The other catcher that interests me is Rod Barajas. The thirty-two year old was never the offensive force that Barrett was and his career .288 OBP is atrocious. But he does smack the occasional extra-base hit and posted a higher OPS+ than Lo Duca in two of the last three years. That's not the sort of endorsement likely to be inscribed on a plaque in Cooperstown, but we're not looking for a starter here. He could provide a decent bat for a backup. If something happened to the starter and he had to play every day, things could get ugly. But the same could be said of most teams that aren't the 2007 Mets.

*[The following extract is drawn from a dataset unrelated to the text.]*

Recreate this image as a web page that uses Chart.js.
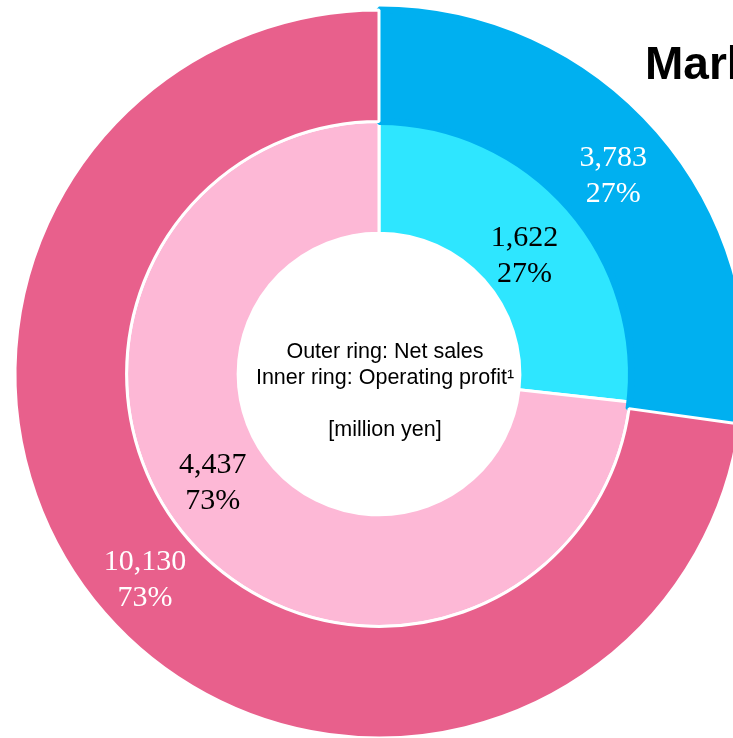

Signing Rod Barajas won't punch the Mets' ticket to October, but he'd be of more use than the Yorvit Torrealbas of the world.
The most important thing is for the Mets to say goodbye to Paul Lo Duca--his fire, his leadership, his temper tantrums, his teenaged paramours and his ground balls to second base--and embrace Ramon Castro as their catcher. A team can put together a good offense without getting much pop from behind the plate, as the 2007 Mets proved. But having an above average bat at the position would be especially helpful for a team with some uncertainty at traditional offensive positions like first base and right field. Catcher is the easiest spot on the diamond for the Mets to upgrade this offseason. Hopefully they take advantage of the opportunity.